Mayor of Mackay
- Incumbent
- Assumed office 13 March 2016
- Preceded by: Dierdre Comerford

Personal details
- Party: Independent
- Spouse: Annette Williamson
- Children: Dean Williamson Leigh Williamson
- Occupation: Pilot Businessman

= Greg Williamson (politician) =

Australian politician

Gregory Roy Williamson is the mayor of North Queensland's Mackay Regional Council, a position he has held since 2016.

Before entering politics, Williamson was a radio announcer for Mackay's local 4MK radio station. He was the CQ Manager for Bush Pilot Airways in the early 19802s and then operated his own Travel Business "Greg Williamson's Travel Shop" for 11 years. Williamson started his political career as an alderman of what was then the Mackay City Council in the 1980s. He oversaw the amalgamation of the city and shire councils in 1994.

Williamson first served as Mackay's mayor from 1991 to 1994 before going into business and then returning to public office in 2016. Williamson is a fifth generation Mackay local and has over 35 years of service with the Australian Air Force Cadets.

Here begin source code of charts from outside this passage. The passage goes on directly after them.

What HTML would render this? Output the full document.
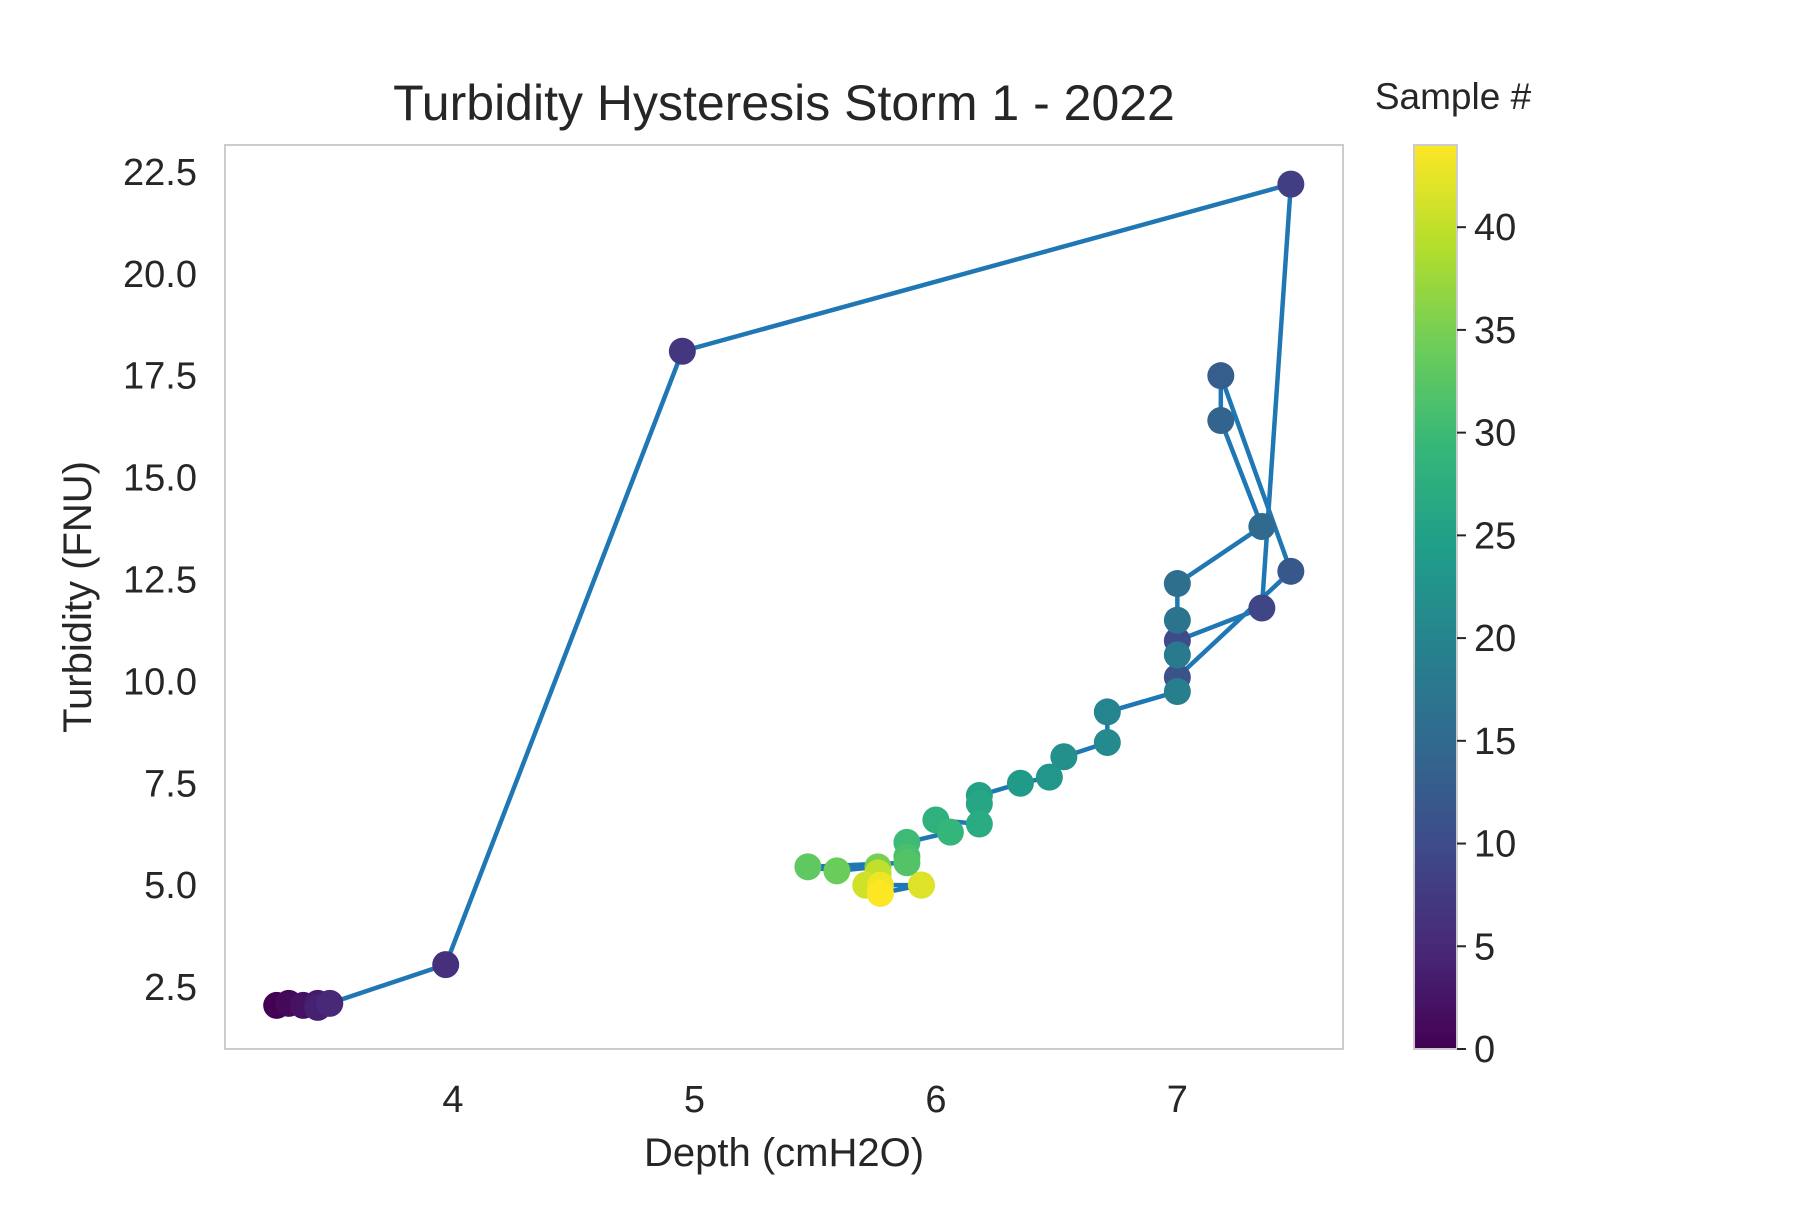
<!DOCTYPE html>
<html><head><meta charset="utf-8"><style>
body{margin:0;background:#fff}
svg text{font-family:"Liberation Sans",sans-serif;fill:#262626}
</style></head><body>
<svg id="chart" width="1800" height="1200" viewBox="0 0 1800 1200" xmlns="http://www.w3.org/2000/svg">
<rect width="1800" height="1200" fill="#fff"/>
<text x="784" y="120" font-size="50" text-anchor="middle">Turbidity Hysteresis Storm 1 - 2022</text>
<rect x="225" y="145" width="1118" height="904" fill="none" stroke="#cccccc" stroke-width="2"/>
<g id="xticks"></g>
<g id="yticks"></g>
<text x="784" y="1166" font-size="40" text-anchor="middle">Depth (cmH2O)</text>
<text x="0" y="0" font-size="40" text-anchor="middle" transform="translate(91,597) rotate(-90)">Turbidity (FNU)</text>
<g id="series"></g>
<defs><linearGradient id="vir" x1="0" y1="1" x2="0" y2="0"></linearGradient></defs>
<text x="1453" y="109" font-size="37" text-anchor="middle">Sample #</text>
<rect x="1414" y="145" width="43" height="904" fill="url(#vir)" stroke="#cccccc" stroke-width="2"/>
<g id="cticks"></g>
</svg>
<script>
const depth=[3.27,3.32,3.38,3.44,3.44,3.49,3.97,4.95,7.47,7.35,7.0,7.0,7.47,7.18,7.18,7.35,7.0,7.0,7.0,7.0,6.71,6.71,6.53,6.47,6.35,6.18,6.18,6.18,6.0,6.06,5.88,5.88,5.88,5.47,5.59,5.76,5.76,5.71,5.94,5.77,5.76,5.71,5.94,5.77,5.77];
const turbidity=[2.05,2.1,2.05,2.1,2.0,2.1,3.05,18.1,22.2,11.8,11.0,10.1,12.7,17.5,16.4,13.8,12.4,11.5,10.65,9.75,9.25,8.5,8.15,7.65,7.5,7.2,7.0,6.5,6.6,6.3,6.05,5.7,5.55,5.45,5.35,5.45,5.25,5.0,5.0,4.8,5.3,5.0,5.0,5.0,4.8];
const xTicks=[4,5,6,7];
const yTicks=[2.5,5.0,7.5,10.0,12.5,15.0,17.5,20.0,22.5];
const cTicks=[0,5,10,15,20,25,30,35,40];
const NS="http://www.w3.org/2000/svg";
const X0=225,X1=1343,XMIN=3.056,XMAX=7.686;
const Y0=1049,Y1=145,YMIN=0.98,YMAX=23.16;
const CMAX=44;
const xs=v=>X0+(v-XMIN)/(XMAX-XMIN)*(X1-X0);
const ys=v=>Y0-(v-YMIN)/(YMAX-YMIN)*(Y0-Y1);
const cs=v=>1049-v/CMAX*904;
const vir=[[68,1,84],[72,40,120],[62,74,137],[49,104,142],[38,130,142],[31,158,137],[53,183,121],[109,205,89],[180,222,44],[253,231,37]];
function color(t){t=Math.max(0,Math.min(1,t));const p=t*(vir.length-1),i=Math.min(Math.floor(p),vir.length-2),f=p-i;const c=vir[i].map((a,k)=>Math.round(a+(vir[i+1][k]-a)*f));return `rgb(${c})`;}
function mk(tag,attrs,parent){const e=document.createElementNS(NS,tag);for(const k in attrs)e.setAttribute(k,attrs[k]);parent.appendChild(e);return e;}
const g=document.getElementById('vir');
vir.forEach((c,i)=>mk('stop',{offset:i/(vir.length-1),'stop-color':`rgb(${c})`},g));
const xt=document.getElementById('xticks');
xTicks.forEach(v=>{const t=mk('text',{x:xs(v),y:1112,'font-size':38,'text-anchor':'middle'},xt);t.textContent=v;

});
const yt=document.getElementById('yticks');
yTicks.forEach(v=>{const t=mk('text',{x:197,y:ys(v)+13,'font-size':38,'text-anchor':'end'},yt);t.textContent=v.toFixed(1);

});
const ct=document.getElementById('cticks');
cTicks.forEach(v=>{const l=mk('line',{x1:1457,x2:1466,y1:cs(v),y2:cs(v),stroke:'#262626','stroke-width':2},ct);


const t=mk('text',{x:1474,y:cs(v)+13,'font-size':38},ct);t.textContent=v;

});
const s=document.getElementById('series');
const pl=mk('polyline',{points:depth.map((d,i)=>xs(d)+','+ys(turbidity[i])).join(' '),fill:'none',stroke:'#1f77b4','stroke-width':4.5,'stroke-linejoin':'round'},s);


depth.forEach((d,i)=>{const c=mk('circle',{cx:xs(d),cy:ys(turbidity[i]),r:13.5,fill:color(i/CMAX)},s);

});
</script>
</body></html>
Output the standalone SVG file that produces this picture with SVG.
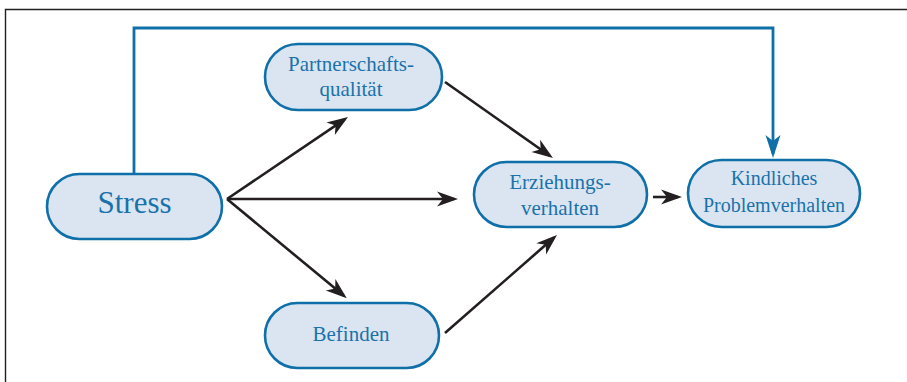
<svg xmlns="http://www.w3.org/2000/svg" width="907" height="382" viewBox="0 0 907 382">
<defs>
<style>
.node{fill:#dbe5f1;stroke:#0f70a9;stroke-width:2.6}
.lbl{font-family:'Liberation Serif','Times New Roman',Times,serif;fill:#1a72ab;text-anchor:middle}
.arr{stroke:#231f20;stroke-width:2.6;fill:none}
.blue{stroke:#0f70a9;stroke-width:2.8;fill:none}
.frame{stroke:#231f20;stroke-width:1.4;fill:none}
</style>
<marker id="ah" markerUnits="userSpaceOnUse" markerWidth="30" markerHeight="20" viewBox="-20 -10 30 20" refX="0" refY="0" orient="auto">
<path d="M4,0 L-17,-7.5 L-11,0 L-17,7.5 Z" fill="#231f20"/>
</marker>
<marker id="ahb" markerUnits="userSpaceOnUse" markerWidth="30" markerHeight="20" viewBox="-20 -10 30 20" refX="0" refY="0" orient="auto">
<path d="M4,0 L-19,-7.5 L-13,0 L-19,7.5 Z" fill="#0f70a9"/>
</marker>
</defs>
<rect width="907" height="382" fill="#ffffff"/>
<path class="frame" d="M5.5,382 V9.5 H907"/>
<g id="connectors">
<path class="blue" d="M134,174 V28 H773 V154" marker-end="url(#ahb)"/>
<line class="arr" x1="227" y1="199" x2="344.7" y2="119.3" marker-end="url(#ah)"/>
<line class="arr" x1="227" y1="199" x2="454" y2="199" marker-end="url(#ah)"/>
<line class="arr" x1="227" y1="199" x2="343.7" y2="295.6" marker-end="url(#ah)"/>
<line class="arr" x1="445" y1="82" x2="549.7" y2="155.7" marker-end="url(#ah)"/>
<line class="arr" x1="445" y1="333" x2="554" y2="237.6" marker-end="url(#ah)"/>
<line class="arr" x1="653" y1="197" x2="678" y2="197" marker-end="url(#ah)"/>
</g>
<g id="stress">
<rect class="node" x="47" y="174" width="175" height="65" rx="32.5"/>
<text class="lbl" font-family="Liberation Serif, serif" x="134.5" y="213" font-size="31">Stress</text>
</g>
<g id="partnerschaft">
<rect class="node" x="265" y="44" width="177" height="66" rx="33"/>
<text class="lbl" font-family="Liberation Serif, serif" x="351" y="71" font-size="21">Partnerschafts-</text>
<text class="lbl" font-family="Liberation Serif, serif" x="351" y="96" font-size="21">qualität</text>
</g>
<g id="befinden">
<rect class="node" x="265" y="303" width="174" height="65" rx="32.5"/>
<text class="lbl" font-family="Liberation Serif, serif" x="351" y="341" font-size="21">Befinden</text>
</g>
<g id="erziehung">
<rect class="node" x="474" y="162" width="173" height="65" rx="32.5"/>
<text class="lbl" font-family="Liberation Serif, serif" x="560" y="189" font-size="21">Erziehungs-</text>
<text class="lbl" font-family="Liberation Serif, serif" x="560" y="215" font-size="21">verhalten</text>
</g>
<g id="kindlich">
<rect class="node" x="688" y="160" width="172" height="67" rx="33.5"/>
<text class="lbl" font-family="Liberation Serif, serif" x="774" y="185" font-size="20">Kindliches</text>
<text class="lbl" font-family="Liberation Serif, serif" x="774" y="212" font-size="20">Problemverhalten</text>
</g>
</svg>
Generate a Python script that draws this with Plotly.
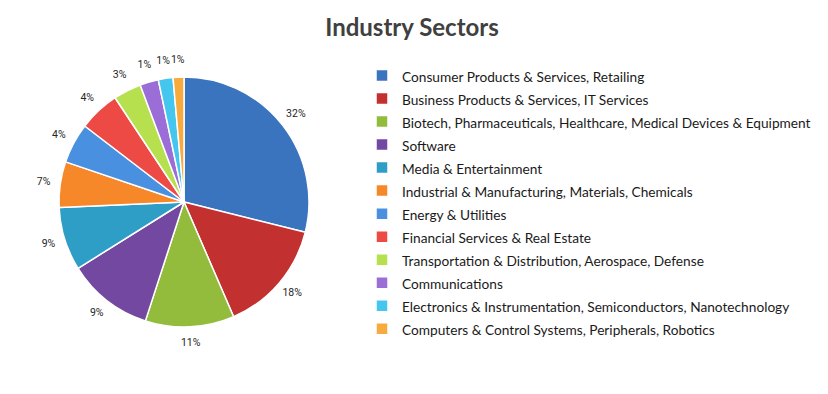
import plotly.graph_objects as go

categories = [
    "Consumer Products & Services, Retailing",
    "Business Products & Services, IT Services",
    "Biotech, Pharmaceuticals, Healthcare, Medical Devices & Equipment",
    "Software",
    "Media & Entertainment",
    "Industrial & Manufacturing, Materials, Chemicals",
    "Energy & Utilities",
    "Financial Services & Real Estate",
    "Transportation & Distribution, Aerospace, Defense",
    "Communications",
    "Electronics & Instrumentation, Semiconductors, Nanotechnology",
    "Computers & Control Systems, Peripherals, Robotics",
]
# slice sizes as drawn
slice_values = [28.9, 14.6, 11.5, 11.1, 8.2, 5.9, 5.2, 5.3, 3.6, 2.4, 1.9, 1.4]
# percentages as printed on the chart
pct_labels = ["32%", "18%", "11%", "9%", "9%", "7%", "4%", "4%", "3%", "1%", "1%", "1%"]
colors = ["#3A73BE", "#C2302F", "#93BC3C", "#7248A0", "#2F9EC6", "#F7882A",
          "#4A90E0", "#EE4A45", "#B6E04E", "#9A6ED6", "#45C6EE", "#F9AA3C"]

legend_labels = [f"<span style='font-size:13.7px'>{c}</span>" for c in categories]

# label angles = middle of each slice (degrees, clockwise from 12 o'clock)
total = sum(slice_values)
mid_angles = []
acc = 0.0
for v in slice_values:
    mid_angles.append((acc + v / 2) / total * 360)
    acc += v

# page body has an 8px margin; figure fills the rest of the 828x394 window
W, H = 820, 386
cx, cy, r = 176, 194, 125
dom_x = [(cx - r) / W, (cx + r) / W]
dom_y = [(H - cy - r) / H, (H - cy + r) / H]

# polar subplot (for the outside % labels) spans a larger circle:
# radial range [0, RMAX] so that r = 1 falls on the pie's edge
RMAX = 1.3
pr = r * RMAX
pol_x = [(cx - pr) / W, (cx + pr) / W]
pol_y = [(H - cy - pr) / H, (H - cy + pr) / H]

fig = go.Figure()
fig.add_trace(go.Pie(
    labels=legend_labels,
    values=slice_values,
    textinfo="none",
    sort=False,
    direction="clockwise",
    rotation=0,
    marker=dict(colors=colors, line=dict(color="white", width=1.5)),
    domain=dict(x=dom_x, y=dom_y),
    hovertext=pct_labels,
    hoverinfo="label+text",
))
fig.add_trace(go.Scatterpolar(
    r=[1.135] * len(pct_labels),
    theta=mid_angles,
    mode="text",
    text=pct_labels,
    textposition="middle center",
    textfont=dict(family="Roboto", size=10.5, color="#262626"),
    showlegend=False,
    hoverinfo="skip",
))

fig.update_layout(
    width=W, height=H,
    margin=dict(l=0, r=0, t=0, b=0, autoexpand=False),
    paper_bgcolor="white",
    plot_bgcolor="white",
    polar=dict(
        domain=dict(x=pol_x, y=pol_y),
        bgcolor="rgba(0,0,0,0)",
        radialaxis=dict(range=[0, RMAX], visible=False, showgrid=False),
        angularaxis=dict(rotation=90, direction="clockwise", visible=False,
                         showgrid=False, showline=False),
    ),
    title=dict(text="<b>Industry Sectors</b>", x=404 / W, xanchor="center",
               y=1 - 20 / H, yanchor="middle",
               font=dict(family="Lato", size=24, color="#404040")),
    showlegend=True,
    legend=dict(
        x=354 / W, xanchor="left",
        y=1 - 51 / H, yanchor="top",
        font=dict(family="Lato", size=15.4, color="#1a1a1a"),
        bgcolor="rgba(0,0,0,0)",
        itemclick=False,
    ),
)

fig.write_html("out.html")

In October 2019, The New York Times profiled Williamson's planting, outreach, and education efforts to protect his community from the negative effects of climate change as part of a growing trend of small-town mayors hoping to affect change at the local level.

Williamson formed the Greg Williamson Alliance ahead of the 2016 election, with six members of the group re-elected in 2020. In 2023, four councillors left the group, and in 2024 he formed Team Greg Williamson.

Williamson was re-elected at the 2024 local government elections with 51.56% of the vote after preferences.